Un destin forgé par les conflits
Au début des années 2000, la vallée de Pankissi est devenue un sanctuaire pour les rebelles tchétchènes. En 2004, sous la pression de Washington, le gouvernement géorgien les en a chassés. Mais l’influence de l’islamisme radical a perduré, conduisant des dizaines de jeunes à rejoindre les rangs de l’État islamique en Syrie et en Irak dans les années 2010.
L’indépendance de la Géorgie a elle-même été endeuillée par deux guerres séparatistes, en Ossétie du Sud et en Abkhazie, attisant les tensions avec la Russie. En 2008, les troupes russes ont même envahi le territoire géorgien. C’est dans ce contexte que Sergo a forgé sa conscience politique, s’opposant vigoureusement à l’expansionnisme de Moscou.
De la boulangerie au front ukrainien
En quête d’un avenir meilleur, Sergo s’est installé en Ukraine en 2007. Après une tentative avortée de carrière dans le football, il a exercé divers métiers avant d’ouvrir sa propre boulangerie à Kiev fin 2021. Mais lorsque la Russie a envahi l’Ukraine en février 2022, il n’a pas hésité à prendre les armes.

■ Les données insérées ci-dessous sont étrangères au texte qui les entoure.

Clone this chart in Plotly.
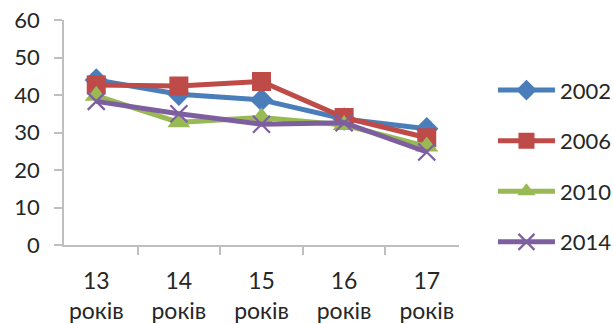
import plotly.graph_objects as go

# Age groups on the x axis
ages = ["13", "14", "15", "16", "17"]
age_unit = "років"

# Survey years and their values per age group
years = ["2002", "2006", "2010", "2014"]
v2002 = [44.0, 40.2, 38.7, 33.6, 31.0]
v2006 = [42.7, 42.4, 43.6, 34.0, 28.6]
v2010 = [39.8, 32.7, 34.0, 32.0, 26.3]
v2014 = [38.3, 35.0, 32.2, 32.6, 24.8]
series = [v2002, v2006, v2010, v2014]

y_ticks = [0, 10, 20, 30, 40, 50, 60]

styles = [
    dict(color="#4a7ebb", symbol="diamond", size=18, mline=0),
    dict(color="#be4b48", symbol="square", size=19, mline=0),
    dict(color="#98b954", symbol="triangle-up", size=20, mline=0),
    dict(color="#7d5fa0", symbol="x-thin", size=17, mline=2.2),
]

fig = go.Figure()
for name, vals, st in zip(years, series, styles):
    fig.add_trace(go.Scatter(
        x=ages, y=vals, name=name, mode="lines+markers",
        legendgroup=name,
        line=dict(color=st["color"], width=5),
        marker=dict(symbol=st["symbol"], size=st["size"], color=st["color"],
                    line=dict(color=st["color"], width=st["mline"])),
    ))

axis_col = "#bfbfbf"
font = dict(family="Lato, 'Open Sans', sans-serif", size=22, color="#262626")
xfont = dict(family="Lato, 'Open Sans', sans-serif", size=23, color="#262626")

fig.update_layout(
    width=614, height=324,
    margin=dict(l=64, r=155, t=20, b=79, autoexpand=False),
    paper_bgcolor="white", plot_bgcolor="white",
    font=font,
    showlegend=True,
    legend=dict(x=1.086, xanchor="left", xref="paper", y=0.35, yanchor="middle",
                font=font, itemwidth=57, tracegroupgap=19,
                bgcolor="rgba(0,0,0,0)"),
)
fig.update_xaxes(
    type="category", tickvals=ages,
    ticktext=[f"{a}<br>{age_unit}" for a in ages],
    tickson="boundaries", ticks="outside", ticklen=8, tickcolor=axis_col, tickwidth=1.5,
    showline=True, linecolor=axis_col, linewidth=1.5, showgrid=False,
    tickfont=xfont, zeroline=False, ticklabelstandoff=15,
)
fig.update_yaxes(
    range=[0, 60], tickvals=y_ticks,
    ticks="outside", ticklen=8, tickcolor=axis_col, tickwidth=1.5,
    showline=True, linecolor=axis_col, linewidth=1.5, showgrid=False,
    zeroline=False, tickfont=font, ticklabelstandoff=10,
)

fig.write_html("out.html")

Quand Sergo est venu me voir avec son frère, il m’a demandé de l’accompagner au cimetière sur les tombes de ses ancêtres. C’était comme s’il nous disait au revoir.
Tamaz Tsintsalachvili, cousin du père de Sergo
Engagé dans une unité spéciale des renseignements militaires ukrainiens, Sergo a combattu dans la région de Kharkiv, alors que les forces russes lançaient une nouvelle offensive. C’est là qu’il a perdu la vie à l’âge de 36 ans, laissant derrière lui une veuve et trois jeunes enfants.
Un héritage douloureux
Pour Dimitri, le petit frère de Sergo qui vivait en Russie et qu’il a aidé à s’installer à Tbilissi avant sa mort, l’absence est chaque jour plus pesante. Il se remémore avec nostalgie leurs jeux d’enfants dans les montagnes de Pankissi, et confie avec pudeur :
On se bagarrait souvent à l’époque, mais j’ignorais qu’il se battait aussi pour me protéger.
Dimitri Gornakachvili, frère cadet de Sergo
L’histoire de Sergo Gornakachvili est celle d’une génération sacrifiée, prise dans l’engrenage des conflits postsoviétiques. De la Tchétchénie à l’Ukraine en passant par la Géorgie, son parcours témoigne des blessures profondes laissées par l’effondrement de l’URSS et les velléités impérialistes russes. Un destin individuel qui éclaire d’une lumière crue les soubresauts tragiques traversés par cette région du monde.